O problema é a solução, se as elites entenderem o óbvio

O Secretaria Extraordinária de Enfrentamento à Covid-19, Luana Araújo e o ministro da Saúde, Marcelo Queiroga,participa da cerimônia de lançamento da Campanha de Conscientização sobre Medidas Preventivas e Vacinação contra a Covid-19, e o lançamento da Secretaria Extraordinária de Enfrentamento à Covid-19.

Tempos atrás, o jornal O Globo tinha uma seção que se chamava “Conte algo que não sei”.

O bordão vem à mente diante de extensa reportagem de hoje de Fernando Canzian que é manchete da Folha de S. Paulo: “País mais pobre e informal torna recuperação incerta“.

Verdade que o país está mais pobre e mais informal, mas isso não é, aparentemente, um “problema” para as elites econômico-sociais do Brasil, porque a “solução” que advogaram e advogam tem sido sempre a de ampliar a pobreza e a informalidade, apontando os gastos públicos e os direitos trabalhistas e as obrigações tributárias (portanto, a formalidade) como travas ao nosso desenvolvimento.

Não são e nunca foram e está ainda bem fresco em nossa memória como não houve contradição entre progresso econômico e avanços no campo social e trabalhistas, mesmo que – é verdade – desacompanhados de um processo de justiça nos impostos, algo que enfrenta veto absoluto de mente estreita de boa parte de nossas elites.
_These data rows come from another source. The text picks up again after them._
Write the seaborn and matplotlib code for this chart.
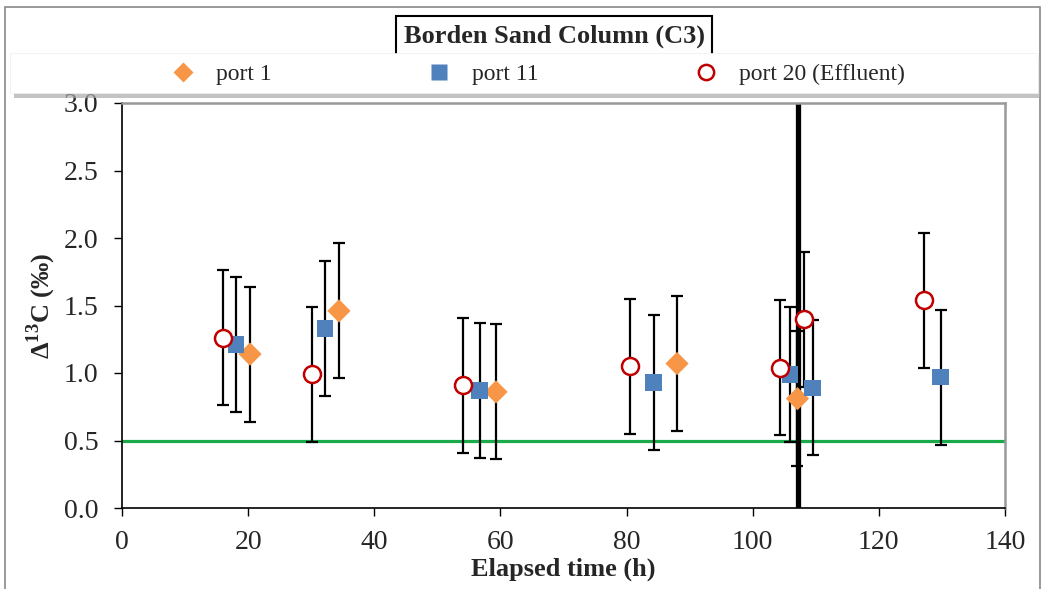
import numpy as np
import pandas as pd
import matplotlib
matplotlib.use("Agg")
import matplotlib.pyplot as plt
from matplotlib.patches import Rectangle
from matplotlib.lines import Line2D
import seaborn as sns

# ---- data ----
port1_t = [20.3, 34.4, 59.3, 88.0, 107.1]
port1_v = [1.14, 1.46, 0.86, 1.07, 0.81]
port11_t = [18.1, 32.2, 56.7, 84.3, 105.9, 109.5, 129.8]
port11_v = [1.21, 1.33, 0.87, 0.93, 0.99, 0.89, 0.97]
port20_t = [16.0, 30.1, 54.0, 80.5, 104.4, 108.2, 127.1]
port20_v = [1.26, 0.99, 0.91, 1.05, 1.04, 1.40, 1.54]
err = 0.5
threshold = 0.5
event_time = 107.2
series_names = ["port 1", "port 11", "port 20 (Effluent)"]
x_ticks = [0, 20, 40, 60, 80, 100, 120, 140]
y_ticks = [0.0, 0.5, 1.0, 1.5, 2.0, 2.5, 3.0]

df = pd.concat([
    pd.DataFrame({"t": port1_t, "v": port1_v, "series": series_names[0]}),
    pd.DataFrame({"t": port11_t, "v": port11_v, "series": series_names[1]}),
    pd.DataFrame({"t": port20_t, "v": port20_v, "series": series_names[2]}),
], ignore_index=True)

sns.set_style("white")
plt.rcParams["font.family"] = ["Liberation Serif", "DejaVu Serif"]
plt.rcParams["mathtext.fontset"] = "custom"
plt.rcParams["mathtext.rm"] = "Liberation Serif"
plt.rcParams["mathtext.bf"] = "Liberation Serif:bold"

fig = plt.figure(figsize=(10.46, 5.89), dpi=100)
W, H = 1046, 589
ax = fig.add_axes([122 / W, 1 - 508 / H, (1005 - 122) / W, (508 - 103) / H])

# outer border
fig.patches.append(Rectangle((5 / W, -0.01), (1040 - 5) / W, 1 - 7 / H + 0.01, transform=fig.transFigure,
                             fill=False, edgecolor="#888888", linewidth=1.2, zorder=0))

# reference lines
ax.axhline(threshold, color="#1aaa4a", linewidth=2.3, zorder=1)
ax.axvline(event_time, color="black", linewidth=3.8, zorder=1)

# error bars
for name in series_names:
    sub = df[df.series == name]
    ax.errorbar(sub.t, sub.v, yerr=err, fmt="none", ecolor="black", elinewidth=1.6,
                capsize=4.5, capthick=1.6, zorder=2)

palette = {"port 1": "#f79646", "port 11": "#4f81bd", "port 20 (Effluent)": "#c00000"}

sub1 = df[df.series == series_names[0]]
sns.scatterplot(x=sub1.t, y=sub1.v, marker="D", s=140, color=palette["port 1"],
                edgecolor="none", ax=ax, zorder=3, legend=False)
sub2 = df[df.series == series_names[1]]
sns.scatterplot(x=sub2.t, y=sub2.v, marker="s", s=140, color=palette["port 11"],
                edgecolor="none", ax=ax, zorder=3, legend=False)
sub3 = df[df.series == series_names[2]]
sns.scatterplot(x=sub3.t, y=sub3.v, marker="o", s=150, facecolors="white",
                edgecolor="#c00000", linewidth=1.8, ax=ax, zorder=3, legend=False)

ax.set_xlim(0, 140)
ax.set_ylim(0, 3.0)
ax.set_xticks(x_ticks)
ax.set_yticks(y_ticks)
ax.set_xticklabels([str(t) for t in x_ticks], fontsize=20)
ax.set_yticklabels([f"{t:.1f}" for t in y_ticks], fontsize=20)
ax.tick_params(axis="both", direction="out", length=6, width=1, color="black",
               left=True, bottom=True)
ax.tick_params(axis="x", pad=10)
ax.tick_params(axis="y", pad=11)
for s in ["left", "bottom"]:
    ax.spines[s].set_color("black")
    ax.spines[s].set_linewidth(1.2)
for s in ["top", "right"]:
    ax.spines[s].set_color("#999999")
    ax.spines[s].set_linewidth(1.8)

ax.set_xlabel("Elapsed time (h)", fontsize=19, fontweight="bold", labelpad=2)
ax.set_ylabel(r"Δ$^{\mathbf{13}}$C (‰)", fontsize=19, fontweight="bold", labelpad=4)

# legend band with shadow
band_y0 = 1 - 93 / H
band_h = 40 / H
fig.patches.append(Rectangle((14 / W, band_y0 - 5 / H), (1040 - 14) / W, band_h, transform=fig.transFigure,
                             facecolor="#aaaaaa", edgecolor="none", alpha=0.7, zorder=1))
fig.patches.append(Rectangle((10 / W, band_y0), (1038 - 10) / W, band_h, transform=fig.transFigure,
                             facecolor="white", edgecolor="#eeeeee", linewidth=0.5, zorder=2))

handles = [
    Line2D([], [], marker="D", linestyle="none", color=palette["port 1"], markersize=10, markeredgecolor="none"),
    Line2D([], [], marker="s", linestyle="none", color=palette["port 11"], markersize=11, markeredgecolor="none"),
    Line2D([], [], marker="o", linestyle="none", markerfacecolor="white",
           markeredgecolor=palette["port 20 (Effluent)"], markeredgewidth=1.8, markersize=11),
]
leg = fig.legend(handles, series_names, loc="center", ncol=3,
                 bbox_to_anchor=(538 / W, band_y0 + band_h / 2 - 1.5 / H),
                 fontsize=17, frameon=False, handlelength=1.0, handletextpad=0.9,
                 columnspacing=6.6, borderpad=0.0)
leg.set_zorder(5)

# title
fig.text(554 / W, 1 - 36 / H, "Borden Sand Column (C3)", ha="center", va="center",
         fontsize=19, fontweight="bold", zorder=0,
         bbox=dict(boxstyle="square,pad=0.3", facecolor="white", edgecolor="black", linewidth=1.5))

fig.savefig("out.png", dpi=100)
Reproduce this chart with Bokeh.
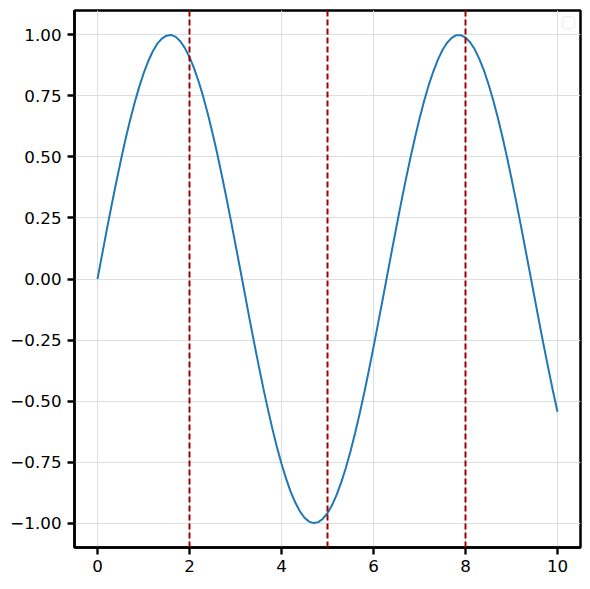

Os “adoradores do bezerro de ouro” fiscal (claro que apenas pelo lado da despesa) se recusam a ver que injetar dinheiro mais que necessário nesta imensa massa de pobreza é a óbvia solução para a bulimia econômica que deixa o país submergir na letargia. E não encaram a informalidade como um potencial de formalidade, mas como apenas como a manutenção de um “departamento estanque” da atividade econômico, que passa longe do que interessa ao grande mundo de dinheiro e “resolve” o problema no exército de reserva que lhe barateia salários e remunerações.

Ontem, assistindo ótimo trabalho que o igualmente ótimo Caco Barcellos coordena no programa Profissão Repórter, da Globonews, duas passagens impressionaram quando foram ouvidos os problemas dos que perderam o auxílio emergencial da primeira etapa da pandemia.

Na primeira, um rapaz descreveu o que fez com os extintos R$ 600: erguer dois cômodos para deixar de ficar amontoado na sala da casa da mãe de sua mulher. Se você quiser falar em economês, ele transformou o subsídio em “Formação Bruta de Capital Fixo”, que é onde entra a construção nas contas do PIB. Aquele dinheiro rodou nas engrenagens da economia como não giraria se tivesse sido aplicado em subsídios aos fabricantes e comerciantes de insumos para a construção civil. Que, aliás, tiveram um desempenho excelente durante aqueles meses da construção civil, mesmo com os imensos aumentos de preço que tiveram: o Índice Nacional de Custo da Construção, apurado pela Fundação Getúlio Vargas, passou de 4% no acumulado de 12 meses em abril de 2020 para 13% em abril de 2021.

Na segunda, o triste retrato do que é o desalento ocupacional que quadruplicou, na prática, do 1,5 milhão de pessoas, em 2014, para 5,7 milhões em 2020. Uma pessoa conta como desistiu de “distribuir currículo” inutilmente, todos os dias, durante meses e, agora, contenta-se com os “bicos” que eventualmente consegue, raros e miseráveis. Mas que, apesar de tudo, tem o sonho de ser “registrado” – ter um emprego de “carteira” – um dia.

Há tanta ânsia pela formalização que, no ano da pandemia, 2020, 2,7 milhões de brasileiros buscaram a alternativa de se tornarem microempreendedores individuais (MEI), para formalizarem suas atividades, terem previdência e poderem emitir notas, saindo da “clandestinidade” laboral.

Portanto, existem as condições para que o “”País mais pobre e informal” tenha sim, uma recuperação mais rápida e consistente, se a inclusão dos pobres e informais no Orçamento brasileiro for o gatilho para descomprimir a mola de crescimento econômico que o arrocho fiscal, a queda nos investimentos públicos e, depois, a pandemia, apertaram até não mais poder.

É claro que é preciso por fim ao festival de apropriações indevidas dos recursos públicos pela politicagem, pelos altos salários de categorias privilegiadas e por limites a isenções de tributos indevidas e distorcidas. Mas o país precisa acreditar no trabalho, no progresso, na possibilidade de uma vida melhor, onde a calçada fria não é o seu destino.

Pois também nisso acho que cabe o “conte algo que não sei”. Já o fizemos, e fizemos tendo bem pouco. Muito menos que agora.